ElevenLabs Eleven v3 has moved voice cloning from novelty to production tool. I use it on every commercial project that involves narration, corporate training, or multilingual delivery. Here's the complete workflow.
The Source Recording
The single biggest determinant of clone quality is the source recording. ElevenLabs requires a minimum of 1 minute of audio. I use 3–5 minutes on every professional clone. Here's why and how.
What to record:
- Varied sentence structures (declarative, question, exclamatory)
- Different emotional registers (neutral, warm, authoritative, conversational)
- Fast and slow delivery sections
- Words with complex phonemes — "particularly," "specifically," "extraordinary"
Recording conditions:
- Treated room or professional booth — no reverb, no background noise
- Condenser microphone at 24bit/48kHz minimum
- Consistent distance — don't move from the mic
- No breath noise between sentences — edit these out before uploading
What kills clone quality:
- Background noise (even low-level HVAC)
- Room reverb — sounds muffled even after cloning
- Phone/laptop mic recordings
- Inconsistent distance causing volume variation
The Script Format That Works
ElevenLabs reads your text and decides how to deliver it. You can guide it with formatting:
Punctuation controls pacing:
- Full stops create natural pauses
- Commas create shorter pauses
- Em dashes — like this — create a mid-thought pause with slight emphasis
- Ellipsis... creates a trailing, uncertain pause
Capitalization for emphasis:
- ALL CAPS on a word creates heavy stress
- Avoid it for more than one word per sentence — it sounds artificial
Emotional tags (v3 feature): Use ElevenLabs' audio tags for explicit emotional direction:
<happy>Great news on that front.</happy>
<serious>This part is important.</serious>
<whisper>Just between us...</whisper>
These are available in Eleven v3 and significantly improve performance on scripts that require emotional range.
Clone Settings
In the ElevenLabs voice settings panel:
Stability: Lower stability (0.3–0.5) produces more natural variation, better for conversational tone. Higher stability (0.7–0.9) is more consistent, better for long-form narration.
Similarity: Keep at 0.75–0.85 for production use. Very high similarity can introduce artifacts.
Style exaggeration: 0 for neutral delivery. Increase carefully — it amplifies the expressive patterns in the original recording, which can over-stylise.

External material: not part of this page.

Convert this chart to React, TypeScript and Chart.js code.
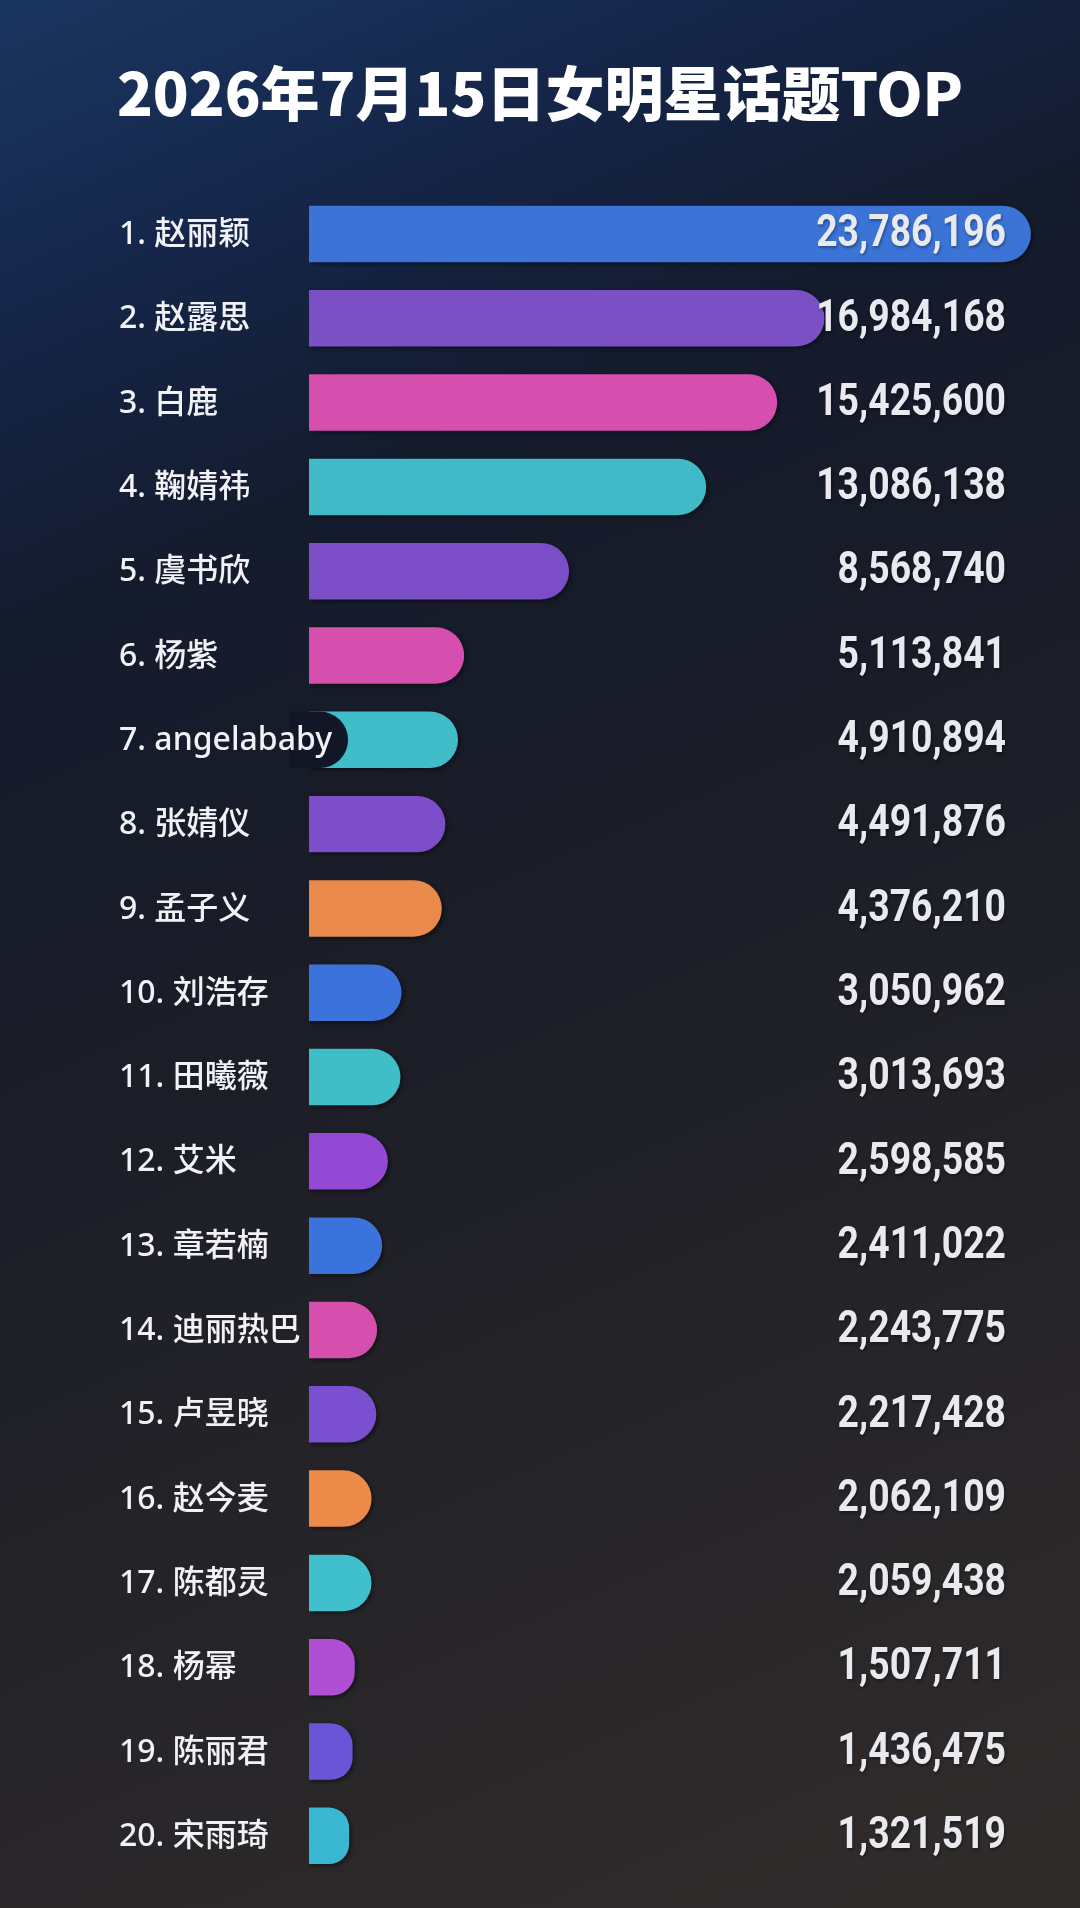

Speaker boost: On for voice clones that are thin or lack presence. Off for naturally warm voices.
Multilingual Delivery
Eleven v3 handles 70+ languages with the same cloned voice. The quality varies by language family:
- European Latin languages (French, Spanish, Italian, Portuguese): Excellent — natural cadence, correct phoneme mapping
- Germanic languages (German, Dutch, Swedish): Very good
- Eastern European (Polish, Czech, Romanian): Good — slight accent in complex words
- East Asian languages (Japanese, Korean, Mandarin): Functional for corporate use, not yet native-grade
For multilingual campaign work, always have a native speaker review before delivery. Not for the voice quality — for the script itself. ElevenLabs will speak whatever you write, including grammatically wrong constructions.
Integration with HeyGen
The workflow for AI presenter videos:
- Clone voice in ElevenLabs, export as WAV
- Import to HeyGen as custom voice
- Apply to avatar of choice
- HeyGen syncs lip movement to ElevenLabs audio
This produces better lip sync quality than HeyGen's own voice generation for English-language content, because ElevenLabs' prosody is more natural. For multilingual content, use HeyGen's built-in translation pipeline — it handles language-specific lip sync better.
Cost Management
ElevenLabs bills by character. A 60-second script at average speaking pace is approximately 900–1,100 characters. At Creator tier rates, this is a few cents.
Where cost accumulates: iteration. Running 20 variations of a 1,000-character script in different emotional registers adds up. Write the script once, correctly, then generate. The prompt engineering discipline that applies to video applies equally here.
What v3 Still Can't Do
- Heavy regional accents: The clone will soften the source accent. If a strong Irish, Scottish, or regional American accent is required, the source recording needs to be very long (10+ minutes) and the accent very consistent.
- Singing: ElevenLabs has a separate music product. The voice clone tool is not for singing.
- Real-time: The API has a streaming mode but it's not production-ready for latency-sensitive applications.
The Bottom Line
A well-recorded source voice + a well-formatted script + correct v3 settings produces output that passes broadcast review. I've delivered ElevenLabs voice to clients who had no idea it was AI-generated. The pipeline is mature — the skill is in the setup.